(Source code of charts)
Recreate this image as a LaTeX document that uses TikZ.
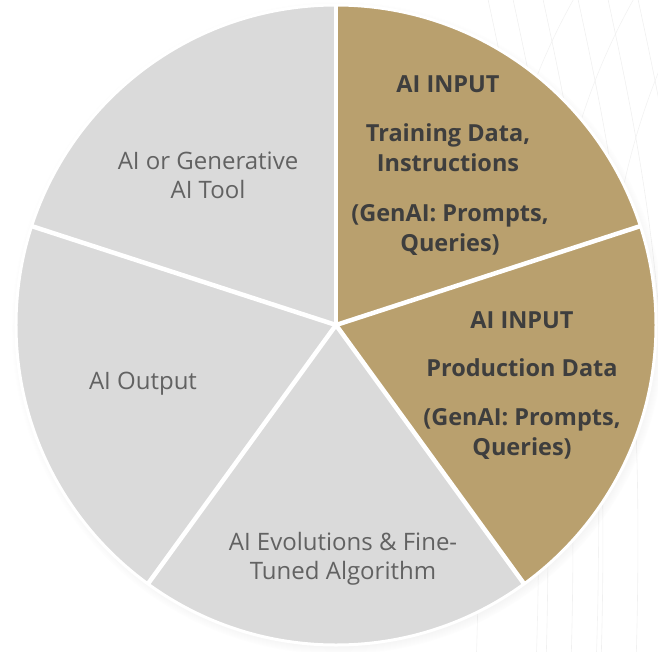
\documentclass[tikz,border=0pt]{standalone}
\usepackage{fontspec}
\setmainfont{Open Sans}
\usetikzlibrary{shadows}
\definecolor{goldc}{RGB}{185,160,110}
\definecolor{greyc}{RGB}{218,218,218}
\definecolor{txtlt}{RGB}{98,98,98}
\definecolor{txtdk}{RGB}{62,62,62}

\begin{document}
\begin{tikzpicture}[x=1pt,y=1pt,
  slicegrey/.style={fill=greyc},
  slicegold/.style={fill=goldc},
  sep/.style={draw=white,line width=4.5pt},
  lbl/.style={align=center,text=txtlt,font=\fontsize{24}{29}\selectfont},
  inlbl/.style={align=center,text=txtdk,font=\bfseries\fontsize{23.5}{30}\selectfont}]
\useasboundingbox (-336,-326) rectangle (322,325);
% ---- faint background strokes on the right ----
\begin{scope}
\clip (-336,-326) rectangle (322,325);
\foreach \dx in {150,175,205,240,270,300}
  \draw[black!6,line width=0.6pt] (\dx,335) .. controls (\dx+40,150) and (\dx+70,0) .. (\dx+60,-340);
\foreach \dx in {120,180,240}
  \draw[black!5,line width=0.6pt] (\dx+120,330) .. controls (\dx,120) and (\dx+30,-100) .. (\dx+20,-340);
\end{scope}
% ---- pie: five equal slices, starting at twelve o'clock ----
\fill[white,circular drop shadow={shadow xshift=2pt,shadow yshift=-3pt,opacity=0.4,shadow scale=1.02}]
  (0,0) circle (320);
\fill[slicegold] (0,0) -- (18:320) arc (18:90:320) -- cycle;
\fill[slicegold] (0,0) -- (-54:320) arc (-54:18:320) -- cycle;
\fill[slicegrey] (0,0) -- (-126:320) arc (-126:-54:320) -- cycle;
\fill[slicegrey] (0,0) -- (162:320) arc (162:234:320) -- cycle;
\fill[slicegrey] (0,0) -- (90:320) arc (90:162:320) -- cycle;
\coordinate (c) at (0,0);
\foreach \a/\n in {90/pa,18/pb,-54/pc,-126/pd,162/pe} {
  \coordinate (\n) at (\a:320);
  \draw[sep] (c) -- (\n);
}
\draw[white,line width=3pt] (c) circle (320);
% ---- grey slice labels ----
\node[lbl] (tool) at (-128,150) {AI or Generative\\AI Tool};
\node[lbl] (out) at (-193,-59) {AI Output};
\node[lbl] (evo) at (7,-234) {AI Evolutions \& Fine-\\Tuned Algorithm};
% ---- gold slice labels ----
\node[inlbl] (in1) at (112,241) {AI INPUT};
\node[inlbl] (train) at (112,177) {Training Data,\\Instructions};
\node[inlbl] (gen1) at (114,95) {(GenAI: Prompts,\\Queries)};
\node[inlbl] (in2) at (186,5) {AI INPUT};
\node[inlbl] (prod) at (186,-43) {Production Data};
\node[inlbl] (gen2) at (186,-109) {(GenAI: Prompts,\\Queries)};
\end{tikzpicture}
\end{document}
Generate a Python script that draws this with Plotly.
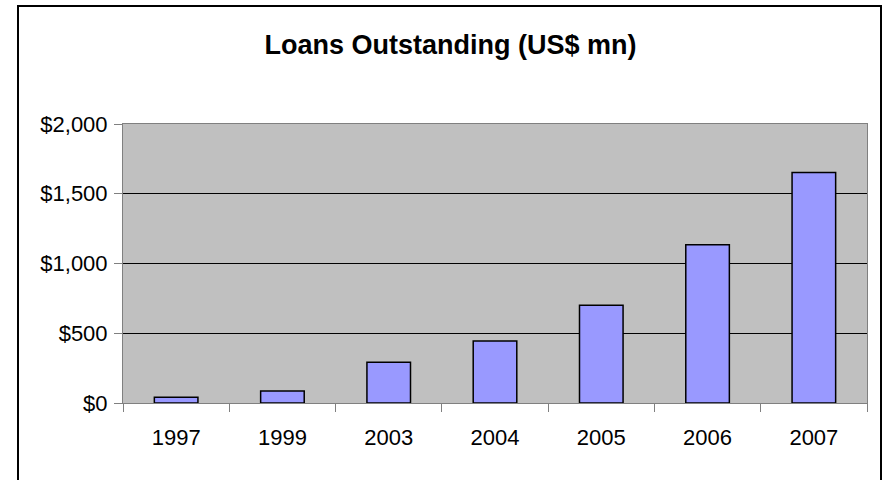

▶ **Aim**:
Copy every record character for character. Skip the pictures.

▶ **The reply**:
Recreate this image as a LaTeX document that uses TikZ.
\documentclass[tikz,border=0pt]{standalone}
\usepackage{fontspec}
\setmainfont{Open Sans}
\usetikzlibrary{shadows}
\definecolor{goldc}{RGB}{185,160,110}
\definecolor{greyc}{RGB}{218,218,218}
\definecolor{txtlt}{RGB}{98,98,98}
\definecolor{txtdk}{RGB}{62,62,62}

\begin{document}
\begin{tikzpicture}[x=1pt,y=1pt,
  slicegrey/.style={fill=greyc},
  slicegold/.style={fill=goldc},
  sep/.style={draw=white,line width=4.5pt},
  lbl/.style={align=center,text=txtlt,font=\fontsize{24}{29}\selectfont},
  inlbl/.style={align=center,text=txtdk,font=\bfseries\fontsize{23.5}{30}\selectfont}]
\useasboundingbox (-336,-326) rectangle (322,325);
% ---- faint background strokes on the right ----
\begin{scope}
\clip (-336,-326) rectangle (322,325);
\foreach \dx in {150,175,205,240,270,300}
  \draw[black!6,line width=0.6pt] (\dx,335) .. controls (\dx+40,150) and (\dx+70,0) .. (\dx+60,-340);
\foreach \dx in {120,180,240}
  \draw[black!5,line width=0.6pt] (\dx+120,330) .. controls (\dx,120) and (\dx+30,-100) .. (\dx+20,-340);
\end{scope}
% ---- pie: five equal slices, starting at twelve o'clock ----
\fill[white,circular drop shadow={shadow xshift=2pt,shadow yshift=-3pt,opacity=0.4,shadow scale=1.02}]
  (0,0) circle (320);
\fill[slicegold] (0,0) -- (18:320) arc (18:90:320) -- cycle;
\fill[slicegold] (0,0) -- (-54:320) arc (-54:18:320) -- cycle;
\fill[slicegrey] (0,0) -- (-126:320) arc (-126:-54:320) -- cycle;
\fill[slicegrey] (0,0) -- (162:320) arc (162:234:320) -- cycle;
\fill[slicegrey] (0,0) -- (90:320) arc (90:162:320) -- cycle;
\coordinate (c) at (0,0);
\foreach \a/\n in {90/pa,18/pb,-54/pc,-126/pd,162/pe} {
  \coordinate (\n) at (\a:320);
  \draw[sep] (c) -- (\n);
}
\draw[white,line width=3pt] (c) circle (320);
% ---- grey slice labels ----
\node[lbl] (tool) at (-128,150) {AI or Generative\\AI Tool};
\node[lbl] (out) at (-193,-59) {AI Output};
\node[lbl] (evo) at (7,-234) {AI Evolutions \& Fine-\\Tuned Algorithm};
% ---- gold slice labels ----
\node[inlbl] (in1) at (112,241) {AI INPUT};
\node[inlbl] (train) at (112,177) {Training Data,\\Instructions};
\node[inlbl] (gen1) at (114,95) {(GenAI: Prompts,\\Queries)};
\node[inlbl] (in2) at (186,5) {AI INPUT};
\node[inlbl] (prod) at (186,-43) {Production Data};
\node[inlbl] (gen2) at (186,-109) {(GenAI: Prompts,\\Queries)};
\end{tikzpicture}
\end{document}
Generate a Python script that draws this with Plotly.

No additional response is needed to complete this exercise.